Problematik ini terus berulang, dan Frank Lampard seperti tak menyadari kesalahannya. Egonya terlalu besar.

3 dari 4 halaman

Punya Kecenderungan Berselisih dengan Anak-asuh

Frank Lampard dikenal sebagai sosok yang tempramental. Ia kerap berselisih dengan pemainnnya sendiri yang ia nilai performannya tak sesuai harapannya.

Sebut saja dengan Kepa Arrizabalaga. Sang kiper kinerjanya kerap dikritik sang mentor. Tanpa memperhatikan perasaannya anak buahnya, Frank Lampard sibuk mencari penjaga gawang baru.

Padahal, bicara kualitas teknik, Kepa merupakan kiper utama Timnas Spanyol. Ia sukses menyingkirkan David De Gea. Ia bahkan berstatus kiper termahal dunia.

Tak terlihat upaya Frank membantu Kepa keluar dari tekanan psikologis. Di awal musim isu sang manajer terlibat perang dingin dengan stiker gaek, Oliver Giroud, mencuat. Giroud gelisah karena tak kunjung dapat jam terbang bermain. Padahal, striker muda Tammy Abraham kinerjanya merosot, tak benar-benar tajam.

Gelandang bertahan, N'Golo Kante, rumornya juga jengah dengan Frank Lampard.

Sifat tempramental Frank agaknya menurun dari gurunya, Jose Mourinho. Tak hanya doyan terlibat konflik dengan pemainnya sendiri, ia juga kerap konfrontasi dengan tim lawan.

Tengok saat ia bersitegang dengan Jurgen Klopp. Frank mengeluarkan penyataan gegabah menyebut Liverpool arogan dan sombong.

Sifat tempramen sang juru latih kerap mengganggu konsentrasinya sendiri saat memimpin para pemainnya. Ia kerap melakukan blunder karena kurang tenang mengambil keputusan.

4 dari 4 halaman

Strategi yang Monoton

Permainan Chelsea di era Frank Lampard enak ditonton. The Blues bermain menyerang dan atraktif. Namun, aksi mereka seringkali tak terkonversi langsung dengan hasil akhir pertandingan.

Stategi menyerang Frank Lampard terlalu gampang ditebak. Chelsea bermain dengan formasi dasar 4-3-3 atau 3-4-3 yang sembrono.

Pemain-pemain Chelsea seringkali terlalu asyik menyerang, lupa membentengi diri. Mereka selalu mati kartu ketika melakukan transisi menyerang ke bertahan.

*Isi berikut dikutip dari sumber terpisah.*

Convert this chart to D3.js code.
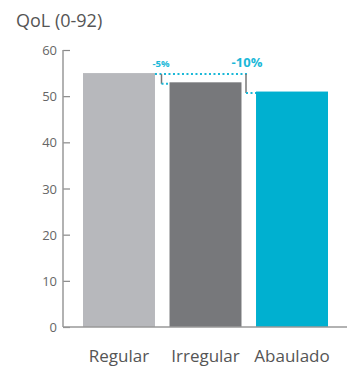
<!DOCTYPE html>
<html>
<head>
<meta charset="utf-8">
<script src="https://cdn.jsdelivr.net/npm/d3@7"></script>
<style>
  html, body { margin: 0; padding: 0; background: #fff; }
  svg { display: block; font-family: "Open Sans", "DejaVu Sans", sans-serif; }
</style>
</head>
<body>
<div id="chart"></div>
<script>
const categories = ["Regular", "Irregular", "Abaulado"];
const values = [55, 53, 51];
const colors = ["#b7b8bc", "#77787b", "#00b0d0"];
const yTicks = [0, 10, 20, 30, 40, 50, 60];
const diffLabels = ["-5%", "-10%"];

const W = 349, H = 368;
const svg = d3.select("#chart").append("svg").attr("width", W).attr("height", H);

const x = d3.scaleBand().domain(categories).range([83, 328]).paddingInner(0.168).paddingOuter(0);
const y = d3.scaleLinear().domain([0, 60]).range([327, 50]);
const axisX = 63;

// title
svg.append("text").attr("x", 16).attr("y", 27)
  .attr("font-size", 18).attr("fill", "#555").text("QoL (0-92)");

// y axis: ticks point inward toward the bars
const yAxis = svg.append("g").attr("transform", `translate(${axisX},0)`)
  .call(d3.axisRight(y).tickValues(yTicks).tickSize(7).tickFormat(""));
yAxis.select(".domain").remove();
yAxis.selectAll(".tick line").attr("stroke", "#888").attr("stroke-width", 1.2);
svg.append("line").attr("x1", axisX).attr("x2", axisX).attr("y1", y(60)).attr("y2", y(0))
  .attr("stroke", "#999").attr("stroke-width", 1.5);
svg.selectAll(".ylab").data(yTicks).enter().append("text")
  .attr("x", axisX - 6).attr("y", d => y(d) + 5)
  .attr("text-anchor", "end").attr("font-size", 13).attr("fill", "#666")
  .text(d => d);

// bars
svg.selectAll(".bar").data(categories).enter().append("rect")
  .attr("x", d => x(d)).attr("width", x.bandwidth())
  .attr("y", (d, i) => y(values[i]))
  .attr("height", (d, i) => y(0) - y(values[i]))
  .attr("fill", (d, i) => colors[i]);

// baseline
svg.append("line").attr("x1", axisX).attr("x2", 347).attr("y1", y(0)).attr("y2", y(0))
  .attr("stroke", "#999").attr("stroke-width", 1.5);

// category labels
svg.selectAll(".xlab").data(categories).enter().append("text")
  .attr("x", d => x(d) + x.bandwidth() / 2).attr("y", 362)
  .attr("text-anchor", "middle").attr("font-size", 17).attr("fill", "#555")
  .text(d => d);

// difference annotations
const cyan = "#1ab8d8";
const topY = y(values[0]) + 1;
const r0 = x(categories[0]) + x.bandwidth();
function dotted(x1, x2, yy) {
  svg.append("line").attr("x1", x1).attr("x2", x2).attr("y1", yy).attr("y2", yy)
    .attr("stroke", cyan).attr("stroke-width", 2).attr("stroke-dasharray", "2,2.5");
}
dotted(r0, 248, topY);

const drops = [
  { vx: 161.5, ex: 169, v: values[1] },
  { vx: 246, ex: 256, v: values[2] }
];
drops.forEach(d => {
  const yy = y(d.v) + 1.5;
  svg.append("line").attr("x1", d.vx).attr("x2", d.vx).attr("y1", topY).attr("y2", yy)
    .attr("stroke", "#777").attr("stroke-width", 1.5);
  dotted(d.vx, d.ex, yy);
});

svg.append("text").attr("x", 161).attr("y", 67).attr("text-anchor", "middle")
  .attr("font-size", 9.5).attr("font-weight", "bold").attr("fill", cyan).text(diffLabels[0]);
svg.append("text").attr("x", 247).attr("y", 67).attr("text-anchor", "middle")
  .attr("font-size", 13).attr("font-weight", "bold").attr("fill", cyan).text(diffLabels[1]);
</script>
</body>
</html>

Menghadapi tim-tim cepat macam Liverpool, Manchester City, dan Manchester United, The Blues selalu kalah dengan cara sama.

Gol-gol kubu lawan selalu diawali dengan saat mereka kehilangan bola saat ada di area pertahanan lawan, kemudian kelabakan dengan kecepatan lawan melakukan serangan balik.

Rapuhnya pertahanan Chelsea agak mengherankan, mengingat 10 tahun terakhir klub satu ini dikenal sebagai tim dengan pertahanan terbaik di Premier League.